CREATE OR REPLACE TEMP VIEW pixels AS
SELECT pixel, shape FROM pointtable
LATERAL VIEW ST_Pixelize(ST_Transform(shape, 'epsg:4326','epsg:3857'), 256, 256, (SELECT ST_Transform(bound, 'epsg:4326','epsg:3857') FROM boundtable)) AS pixel

This will give you a 256*256 resolution image after you run ST_Render at the end of this tutorial.

Warning

We highly suggest that you should use ST_Transform to transfrom coordiantes to a visualization-specific coordinate sysmte such as epsg:3857. Otherwise you map may look distorted.

Aggregate pixels

Many objects may be pixelized to the same pixel locations. You now need to aggregate them based on either their spatial aggregation or spatial observations such as temperature or humidity.

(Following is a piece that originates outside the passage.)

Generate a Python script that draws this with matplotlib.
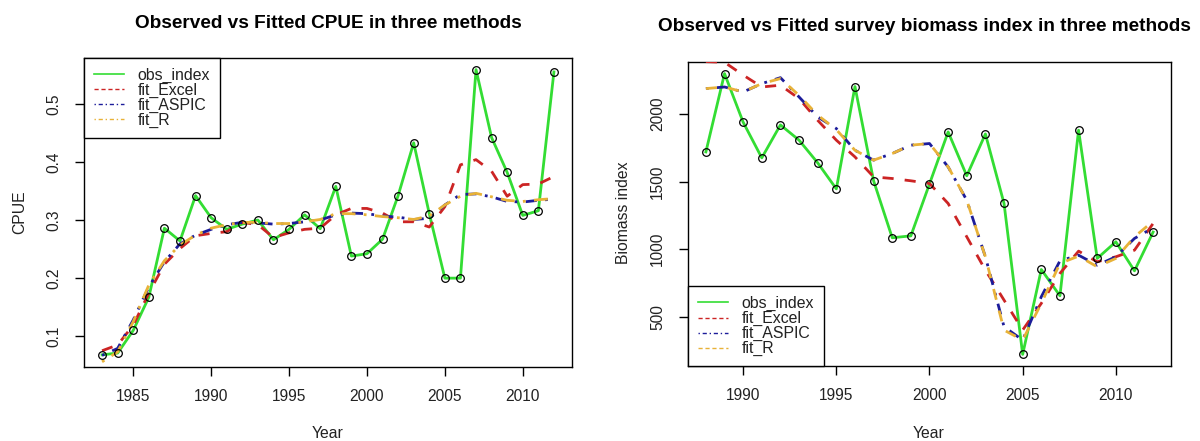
import matplotlib
matplotlib.use("Agg")
import matplotlib.pyplot as plt
from matplotlib.lines import Line2D

plt.rcParams['font.family'] = ['Liberation Sans', 'DejaVu Sans']

# ---- CPUE data (1983-2012)
cpue_years = list(range(1983, 2013))
cpue_obs = [0.068, 0.071, 0.110, 0.167, 0.286, 0.264, 0.342, 0.304, 0.284, 0.293,
            0.300, 0.266, 0.284, 0.309, 0.285, 0.358, 0.238, 0.242, 0.267, 0.342,
            0.433, 0.311, 0.200, 0.200, 0.559, 0.442, 0.382, 0.308, 0.316, 0.555]
cpue_excel = [0.075, 0.085, 0.119, 0.174, 0.224, 0.251, 0.273, 0.277, 0.280, 0.296,
              0.292, 0.270, 0.278, 0.284, 0.286, 0.309, 0.320, 0.320, 0.312, 0.297,
              0.297, 0.288, 0.323, 0.395, 0.404, 0.384, 0.341, 0.361, 0.362, 0.375]
cpue_aspic = [0.067, 0.079, 0.128, 0.185, 0.228, 0.259, 0.274, 0.284, 0.292, 0.296,
              0.295, 0.293, 0.294, 0.297, 0.300, 0.309, 0.312, 0.311, 0.307, 0.305,
              0.301, 0.303, 0.326, 0.344, 0.345, 0.340, 0.332, 0.331, 0.334, 0.336]
cpue_r = [0.056, 0.073, 0.125, 0.188, 0.230, 0.257, 0.274, 0.286, 0.292, 0.296,
          0.296, 0.294, 0.294, 0.297, 0.301, 0.311, 0.311, 0.309, 0.306, 0.304,
          0.301, 0.307, 0.326, 0.341, 0.346, 0.340, 0.334, 0.332, 0.335, 0.337]

# ---- Survey biomass index (1988-2012)
bio_years = list(range(1988, 2013))
bio_obs = [1721, 2301, 1941, 1677, 1921, 1808, 1640, 1447, 2205, 1507, 1085, 1099,
           1484, 1869, 1544, 1854, 1339, 221, 850, 655, 1882, 932, 1055, 840, 1127]
bio_excel = [2390, 2385, 2290, 2202, 2215, 2116, 1955, 1808, 1684, 1536, 1524, 1507,
             1487, 1339, 1092, 845, 623, 401, 599, 821, 986, 907, 944, 993, 1191]
bio_aspic = [2190, 2202, 2165, 2227, 2271, 2128, 1980, 1894, 1733, 1660, 1709, 1771,
             1783, 1610, 1363, 944, 426, 327, 648, 914, 956, 882, 944, 1080, 1159]
bio_r = [2190, 2202, 2165, 2227, 2264, 2140, 1993, 1886, 1733, 1660, 1709, 1771,
         1783, 1610, 1363, 944, 401, 327, 599, 895, 949, 870, 932, 1092, 1208]

labels = ["obs_index", "fit_Excel", "fit_ASPIC", "fit_R"]
GREEN = '#33dd33'
RED = '#cc2424'
BLUE = '#1c1c9a'
GOLD = '#e8b238'
TXT = '#222222'

W, H = 1200, 441
fig = plt.figure(figsize=(W / 100, H / 100), dpi=100)

def px_axes(x0, y0, x1, y1):
    return fig.add_axes([x0 / W, 1 - y1 / H, (x1 - x0) / W, (y1 - y0) / H])

ax1 = px_axes(84, 58, 572, 367)
ax2 = px_axes(688, 62, 1171, 366)

dashed = (0, (4, 4))
dotdash = (0, (1, 3, 4, 3))
lw = 2.0

def style_axes(ax):
    for s in ax.spines.values():
        s.set_color('black')
        s.set_linewidth(1.0)
    ax.tick_params(axis='both', direction='out', length=6.5, width=1.0,
                   colors='black', labelsize=11.2, labelcolor=TXT)
    ax.tick_params(axis='x', pad=9.5)
    ax.tick_params(axis='y', pad=10)
    for lab in ax.get_yticklabels():
        lab.set_rotation(90)
        lab.set_va('center')

def make_legend(ax, handles, loc, anchor):
    leg = ax.legend(handles, labels, loc=loc, bbox_to_anchor=anchor,
                    borderaxespad=0, fancybox=False, framealpha=1, edgecolor='black',
                    fontsize=11.4, handlelength=1.9, handletextpad=0.9,
                    labelspacing=0.0, borderpad=0.6)
    leg.get_frame().set_linewidth(1.0)
    for t in leg.get_texts():
        t.set_color(TXT)
    return leg

# ---- Left panel
ax1.plot(cpue_years, cpue_obs, color=GREEN, lw=lw, solid_joinstyle='round', zorder=2)
ax1.plot(cpue_years, cpue_excel, color=RED, lw=lw, linestyle=dashed, zorder=3)
ax1.plot(cpue_years, cpue_aspic, color=BLUE, lw=lw, linestyle=dotdash, zorder=4)
ax1.plot(cpue_years, cpue_r, color=GOLD, lw=lw, linestyle=(0, (1, 3, 5, 3)), zorder=5)
ax1.plot(cpue_years, cpue_obs, linestyle='none', marker='o', ms=5.5,
         mfc='none', mec='black', mew=0.9, zorder=6)
ax1.set_xlim(1981.84, 2013.16)
ax1.set_ylim(0.047, 0.579)
ax1.set_xticks([1985, 1990, 1995, 2000, 2005, 2010])
ax1.set_yticks([0.1, 0.2, 0.3, 0.4, 0.5])
ax1.set_yticklabels(['0.1', '0.2', '0.3', '0.4', '0.5'])
style_axes(ax1)

h1 = [Line2D([], [], color=GREEN, lw=1.2),
      Line2D([], [], color=RED, lw=1.0, linestyle=(0, (3, 2))),
      Line2D([], [], color=BLUE, lw=1.0, linestyle=(0, (1, 2, 3, 2))),
      Line2D([], [], color=GOLD, lw=1.0, linestyle=(0, (1, 2, 3, 2)))]
make_legend(ax1, h1, 'upper left', (0, 1))

fig.text(328 / W, 1 - 27.5 / H, "Observed vs Fitted CPUE in three methods",
         ha='center', va='baseline', fontsize=13.7, fontweight='bold', color='black')
fig.text(20 / W, 1 - 212 / H, "CPUE", rotation=90, ha='center', va='center',
         fontsize=11.3, color=TXT)
fig.text(328 / W, 1 - 434 / H, "Year", ha='center', va='center',
         fontsize=11.3, color=TXT)

# ---- Right panel
ax2.plot(bio_years, bio_obs, color=GREEN, lw=lw, solid_joinstyle='round', zorder=2)
ax2.plot(bio_years, bio_excel, color=RED, lw=lw, linestyle=dashed, zorder=3)
ax2.plot(bio_years, bio_aspic, color=BLUE, lw=lw, linestyle=dotdash, zorder=4)
ax2.plot(bio_years, bio_r, color=GOLD, lw=lw, linestyle=dashed, zorder=5)
ax2.plot(bio_years, bio_obs, linestyle='none', marker='o', ms=5.5,
         mfc='none', mec='black', mew=0.9, zorder=6)
ax2.set_xlim(1987.04, 2012.96)
ax2.set_ylim(135, 2387)
ax2.set_xticks([1990, 1995, 2000, 2005, 2010])
ax2.set_yticks([500, 1000, 1500, 2000])
style_axes(ax2)

h2 = [Line2D([], [], color=GREEN, lw=1.2),
      Line2D([], [], color=RED, lw=1.0, linestyle=(0, (3, 2))),
      Line2D([], [], color=BLUE, lw=1.0, linestyle=(0, (1, 2, 3, 2))),
      Line2D([], [], color=GOLD, lw=1.0, linestyle=(0, (3, 2)))]
make_legend(ax2, h2, 'lower left', (0, 0))

fig.text(924.5 / W, 1 - 31 / H, "Observed vs Fitted survey biomass index in three methods",
         ha='center', va='baseline', fontsize=13.7, fontweight='bold', color='black')
fig.text(624 / W, 1 - 213 / H, "Biomass index", rotation=90, ha='center', va='center',
         fontsize=11.3, color=TXT)
fig.text(929 / W, 1 - 434 / H, "Year", ha='center', va='center',
         fontsize=11.3, color=TXT)

fig.savefig("out.png", dpi=100, facecolor='white')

CREATE OR REPLACE TEMP VIEW pixelaggregates AS
SELECT pixel, count(*) as weight
FROM pixels
GROUP BY pixel

The weight indicates the degree of spatial aggregation or spatial observations. Later on, it will determine the color of this pixel.

Colorize pixels

Run the following command to assign colors for pixels based on their weights.

CREATE OR REPLACE TEMP VIEW pixelaggregates AS
SELECT ST_Colorize(weight, (SELECT max(weight) FROM pixelaggregates)) as color
FROM pixelaggregates

Please read ST_Colorize for a detailed API description.

Render the image

Use ST_Render to plot all pixels on a single image.

CREATE OR REPLACE TEMP VIEW images AS
SELECT ST_Render(pixel, color) AS image, (SELECT ST_AsText(bound) FROM boundtable) AS boundary
FROM pixelaggregates

This DataFrame will contain a Image type column which has only one image.

Store the image on disk

Fetch the image from the previous DataFrame

var image = spark.table("images").take(1)(0)(0).asInstanceOf[ImageSerializableWrapper].getImage

Use GeoSparkViz ImageGenerator to store this image on disk.

var imageGenerator = new ImageGenerator
imageGenerator.SaveRasterImageAsLocalFile(image, System.getProperty("user.dir")+"/target/points", ImageType.PNG)

Generate map tiles

If you are a map tile professional, you may need to generate map tiles for different zoom levels and eventually create the map tile layer.

Pixelization and pixel aggregation

Please first do pixelization and pixel aggregation using the same commands in single image generation. In ST_Pixelize, you need specify a very high resolution.

Create tile name

Run the following command to compute the tile name for every pixels

CREATE OR REPLACE TEMP VIEW pixelaggregates AS
SELECT pixel, weight, ST_TileName(pixel, 3) AS pid
FROM pixelaggregates

"3" is the zoom level for these map tiles.

Colorize pixels

Use the same command explained in single image generation to assign colors.

Render map tiles

You now need to group pixels by tiles and then render map tile images in parallel.

CREATE OR REPLACE TEMP VIEW images AS
SELECT ST_Render(pixel, color) AS image
FROM pixelaggregates
GROUP BY pid

Store map tiles on disk

You can use the same commands in single image generation to fetch all map tiles and store them one by one.